Saturday, November 21, 2009

Kyoto Station
So modern looking that it seems like a juxtaposition in the middle of so much history.

Green Tea Cake
Kyoto is all about the green tea. I love green tea flavored everything, so I was thrilled to see this little shop out in front of Kyoto Station handing out samples. The cake is basically baked in layers, one layer at a time. After talking with some of the teachers, I found out that this is called バームクーヘン (baamukuuhen) in Japanese. Since it`s written in katakana, it was clear that it was a "borrowed word," and with some creative internet searching, I found that it`s German in origin, from Baumkuchen (tree cake, like tree layers, I get it), and is a cake that many Europeans would know. Then I learned that the spelling above is a common mistake in Japan and is really バウムクーヘン (baukuuhen). I won`t correct anyone. Who knew this free sample would turn out to be so educational? I`ve also learned that it can be all kinds of different flavors, but since I was in Kyoto, green tea makes sense, and it was awesome. I may or may not have gone back for a second sample. If I did, it was only for research purposes to be sure that I was madly in love with it.

Ninja Tanuki


Outside Kiyomizudera (清水寺)
This is one of Kyoto`s most famous temples.

View of Kyoto from Kiyomizudera

Pretty Underneath

A Dddd...ddd...ragon!
I`m supposed to bring back a dragon`s tooth for Tom`s friend. Instead, all he gets is this lousy T-shirt picture.

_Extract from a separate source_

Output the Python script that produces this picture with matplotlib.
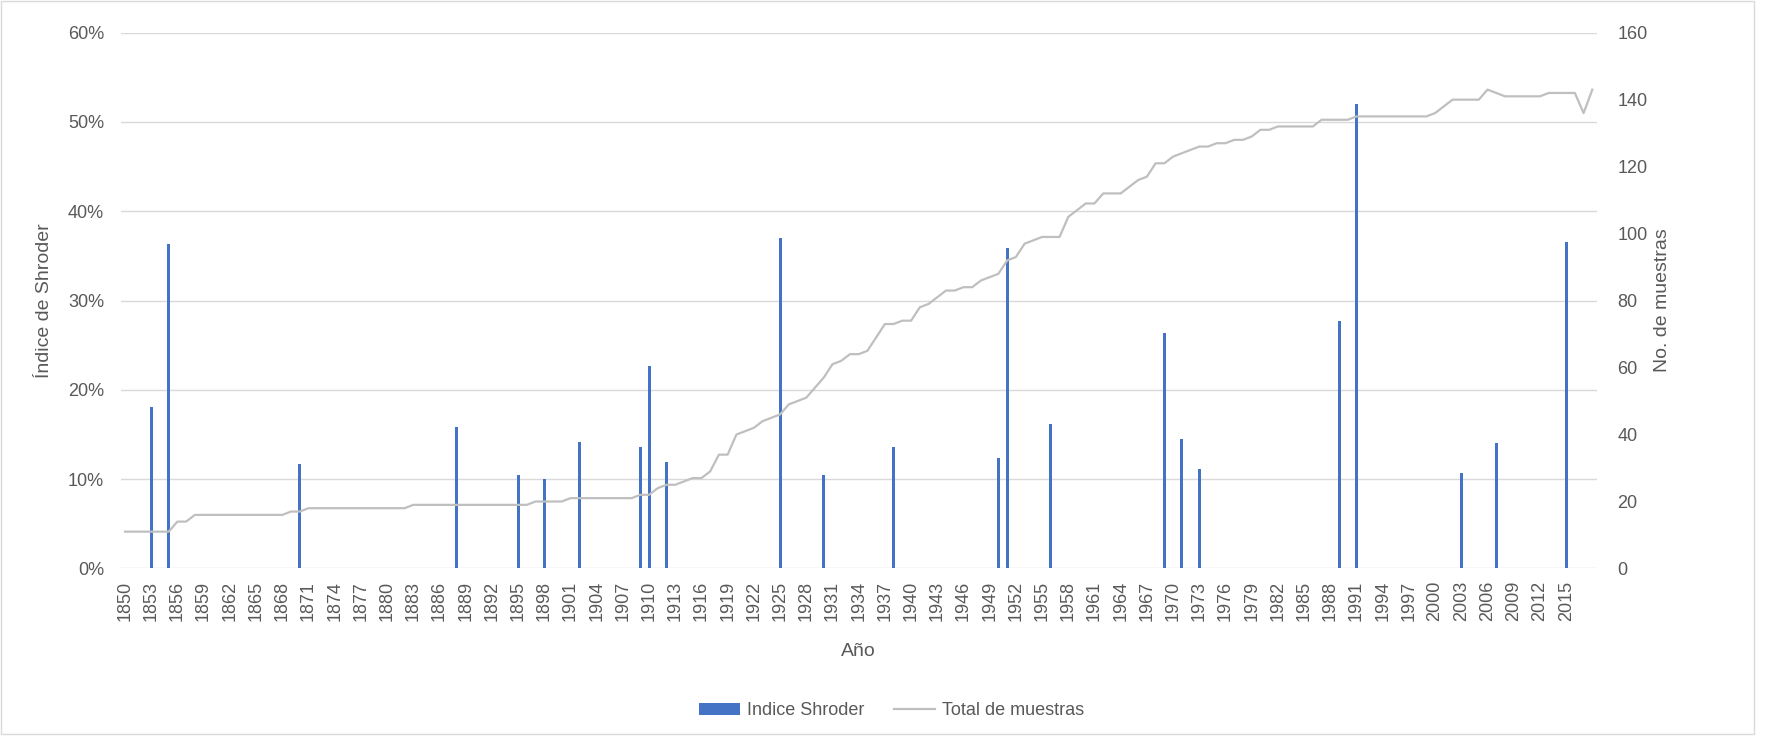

Jizo statues seem to be everywhere in Japan. I have always been fascinated by them. Even last time I was in Japan, long before I knew that I would ever know what it is to lose a baby that you might have had. Now, I`m still fascinated, but my heart goes out a little more to all of those who have experienced a similar loss and have dressed him with a bib with the hopes that Ojizo-sama will protect a little more extra specially their unborn, stillborn or child that died too young some other way. The link above gives a better explanation, but that`s my simple version.
In general, I like the way that Japan remembers those who have died, and I adopted a little something last time I was here as a way of remembering my mom. Some other post, some other time, maybe I`ll explain if I haven`t already somewhere. Mighta. I forget stuff.
Ojizo-sama also protects travelers and firemen. I like traveling, and I like firemens in their uniforms sometimes.
Next post will involve Jizo, too. Just so you know.

Green Tea Ice Cream
I have loved green tea ice cream since the first time I tried it, back in college, staying with a Japanese family in Chicago as a sort of homestay in Japan without actually going there. It seemed all strange and exotic back then. Now it seems like green tea as a valid flavor is becoming a little more common with even green tea lattes at Starbucks. I`m OK with that. Even though it was cold and rainy and icky, green tea ice cream sounded good. And it was. This one in the picture is plastic (love all the plastic food displays here). The one I ate was not plastic.

In Gion District, Kyoto
The real deal. When you`ve read books or seen movies about geisha, there is a good chance that the setting was in Gion. I need to go back when it is not cold and about to rain and look around some more.

Manhole Cover, Kyoto

Hot for Teacher

1 comment:

  1. In a land where even a manhole cover looks like a piece of art ...

    I love reading your stories Maggie and right now, in grey and wet Belgium, I'd love to have a taste of that ice cream. I know, I know. I'll settle for some of my home made vanilla ice cream.